Remember when there was a bomb shelter in every backyard and a communist hiding behind every bush? When everybody smoked wherever they wanted to and martinis fueled many a business lunch? When the 1950s economy was booming and there were jazz tunes on the pop charts?
On the East Coast, bebop was the juice. But on the West Coast, life was cool. Chet Baker, Dave Brubeck, June Christy, Julie London and Bobby Troup (who wrote "Route 66") helped keep the amps down and the music swinging.
"It was relaxed sophistication," said singer/songwriter Mark Winkler. "The music and the chords were complex, but it always swung."
Now Winkler is on the road with Cheryl Bentyne, another enthusiast of the period and a longtime member of the classic pop group Manhattan Transfer.
Winkler and Bentyne are bringing their own show, "West Coast Cool," to Loews Ventana Canyon Resort Friday.
"Audiences appreciate this music and this period," said Bentyne. "They always tell us 'Nobody ever does these songs.' "
"And we don't just sing: We tell stories about the artists - stories people don't necessarily know.
"The songs themselves are captivating and provocative. They lend themselves to theatricality," she continued.
The popularity of "West Coast Cool" was so convincing, Winkler and Bentyne have recorded an album of the music. The official release date is in September, but copies will be available at this concert.
Included on the 14-track song list are "Something Cool," "Let's Get Lost," "Senor Blues" and of course, "Route 66."
"Cheryl had some really good ideas when we sat down to talk about the show," said Winkler. "And I had already written or co-written five musical revues, so I knew how to string songs together."
One of those shows, "Naked Boys Singing," has been playing off-Broadway for 14 years. Winkler said, "It's always playing somewhere. There's a production in Australia, too."
He also wrote the musical "Bark," which had a well-received Tucson production in 2007.
Winkler is a devoted film noir buff who loves everything about the 1950s with a passion. One of his 11 CDs is an entire album of songs by Bobby Troup.

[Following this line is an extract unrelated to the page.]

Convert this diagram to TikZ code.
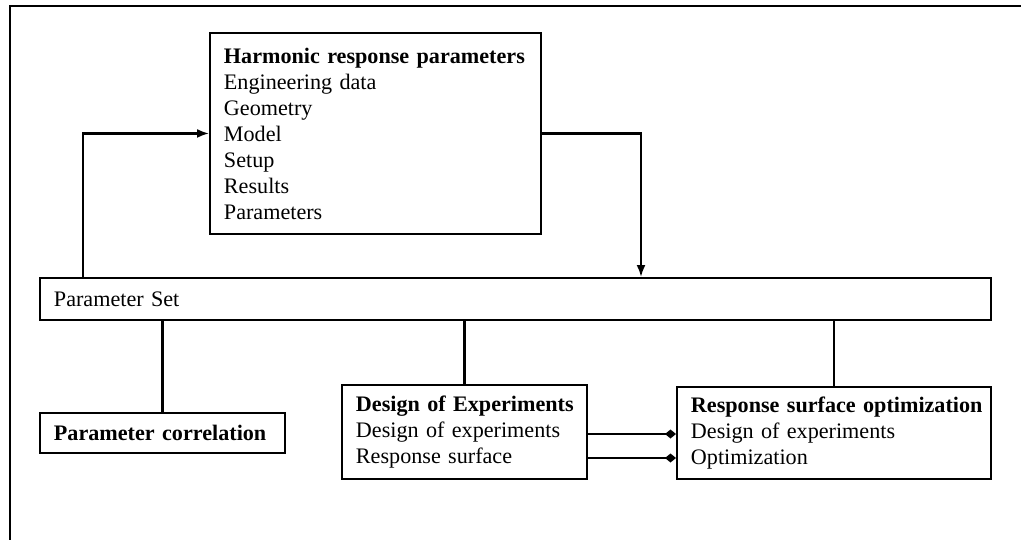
\documentclass[tikz,border=0pt]{standalone}
\usepackage{fontspec}
\setmainfont{Liberation Serif}
\usetikzlibrary{arrows.meta}
\tikzset{
	blk/.style={draw,line width=1.1pt,rectangle,anchor=north west,align=left,inner xsep=0.28cm,inner ysep=0pt,font=\fontsize{12.6}{14.8}\selectfont},
	link/.style={line width=1.2pt},
	arr/.style={link,-{Latex[length=2.4mm,width=1.8mm]}},
	dia/.style={link,-{Diamond[length=2.2mm,width=1.8mm]}}
}
\begin{document}
\begin{tikzpicture}
				\useasboundingbox (0,0) rectangle (20.42,-10.8);
				\draw[line width=1.7pt] (20.42,-0.12) -- (0.2,-0.12) -- (0.2,-10.8);
				\node[blk,text width=6.06cm,minimum height=4.02cm] (harm) at (4.18,-0.64) {\mbox{\textbf{Harmonic response parameters}}\\Engineering data\\Geometry\\Model\\Setup\\Results\\Parameters};
				\node[blk,text width=18.46cm,minimum height=0.84cm] (pset) at (0.78,-5.54) {Parameter Set};
				\node[blk,text width=4.34cm,minimum height=0.8cm] (corr) at (0.78,-8.24) {\mbox{\textbf{Parameter correlation}}};
				\node[blk,text width=4.34cm,minimum height=1.88cm] (doe) at (6.82,-7.68) {\mbox{\textbf{Design of Experiments}}\\Design of experiments\\Response surface};
				\node[blk,text width=5.72cm,minimum height=1.84cm] (rso) at (13.52,-7.72) {\mbox{\textbf{Response surface optimization}}\\Design of experiments\\Optimization};
				\coordinate (lx) at (1.66,0);
				\coordinate (rx) at (12.82,0);
				\coordinate (ya) at (0,-8.68);
				\coordinate (yb) at (0,-9.16);
				\draw[arr] (lx |- pset.north) |- (harm.west);
				\draw[arr] (harm.east) -| (rx |- pset.north);
				\draw[link] (corr.north |- pset.south) -- (corr.north);
				\draw[link] (doe.north |- pset.south) -- (doe.north);
				\draw[link] (rso.north |- pset.south) -- (rso.north);
				\draw[dia] (doe.east |- ya) -- (rso.west |- ya);
				\draw[dia] (doe.east |- yb) -- (rso.west |- yb);
\end{tikzpicture}
\end{document}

Both performers agree jazz singers in the 1950s had a unique quality to their voices, reflecting the mythos of that period. Maybe it was from all that political tension of the Cold War, or the compulsive materialism that was beginning to emerge when so many American cars had tail fins.
Bentyne credits Carmen McRae and Julie London, both of them former big band singers, for having the courage to step out on their own when the era of big bands ended. She loves the intimacy both singers conveyed on their own.
"For me it's always that West Coast mystique," said Winkler. "The martinis, all that drinking. Although I don't drink," he added quickly.
"I wouldn't know if a martini was shaken or stirred. I'm pretty square in that regard."
Backing Winkler and Bentyne will be Sly Slipetsky, keyboards; Jack Wood, bass; and Fred Hayes, drums.
The American Cancer Society is co-sponsoring the "West Coast Cool" show because Cheryl Bentyne is a cancer survivor and strong supporter of cancer prevention, treatment, finding cures and fighting back. The Cancer Society's participation is in recognition of Bentyne's ongoing support.
IF YOU GO
• What: Cheryl Bentyne and Mark Winkler perform "West Coast Cool"
• Presented by: Tucson Jazz Society
• When: 7 p.m. Friday
• Where: Kiva Ballroom, Loews Ventana Canyon Resort, 7000 N. Resort Drive
• Tickets: $30 in advance, $35 at the door; discounts available.